近年日本では自然災害が多く、中国の方が安全だと思ったりしていましたが、2020年夏、中国も危険な状態になっています。
中国は6月から続く豪雨によって各地で洪水や土砂崩れの被害が生じています。80年に一度、史上最大ともいわれています。7月13日現在で死者・行方不明者は141人にのぼり、被災者3789万人のうち224万人が避難を余儀なくされています。特に長江流域の6月から7月12日の平均降水量は1961年以降で最多で、南京地区では警戒水位を1m以上超えています。鄱陽湖や洞庭湖、太湖など長江流域の巨大湖の水があふれ、水位が上昇中です。堤防が決壊して周辺が冠水する被害も出ています。更なる大洪水がどこで起きてもおかしくない状況が続いています。

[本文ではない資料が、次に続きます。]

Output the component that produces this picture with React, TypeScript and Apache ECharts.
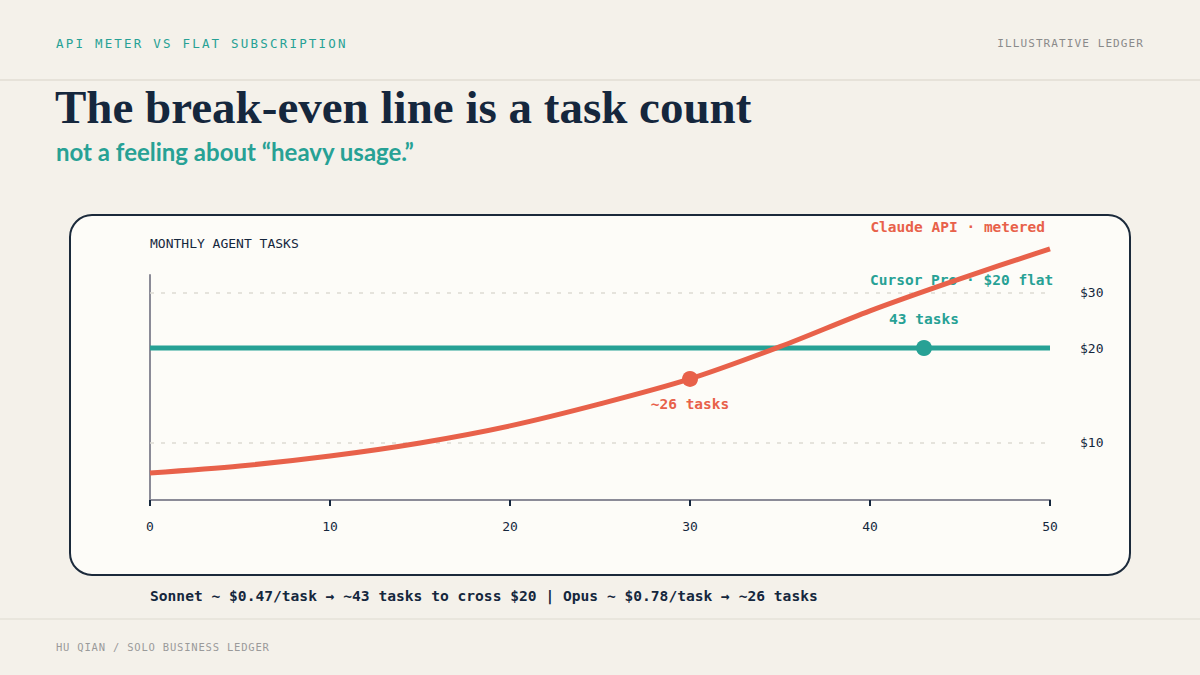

そして怖いのが三峡ダムの決壊です。長江は中国の長い歴史の中で何度も氾濫を繰り返してきたことから「中国の暴れ竜」との異名もあります。「長江の水を制する者は中国を制する」と言われてきました。そんな地域で中国100年の大計、三峡ダムの建設が進められました。着工は1993年、完成は2009年、予算総額2000億元(約3兆円)、原発16基分の発電量を誇る世界最大の落水型ダムです。1万年もつとの謳い文句でした。それが試験運用で無数の亀裂が走ったり貯水状態を航空写真でみると堤防が歪んでいたり、手抜き工事の疑惑もあり、専門家によると10年もつのか?という見方もされています。そして今年が11年目です。豪雨が続く6月末から放水を続けていますが間に合っておらず水位は上がり続けています。
三峡ダムが決壊すれば被災者は少なくとも4億人、およそ30億立方メートルの土砂が下流域の各都市を襲い上海までが水浸しになると言われています。長江流域に集中する中国経済実力の40%が潰滅しその回復には数年かかるそうです。
日本にいても中国にいてもやはり天災にはなす術がなく、自分自身で知恵を使って事前に回避に努めることが何よりも大切だと痛感します。せめて人災による追い討ちだけは勘弁してもらいたいものです。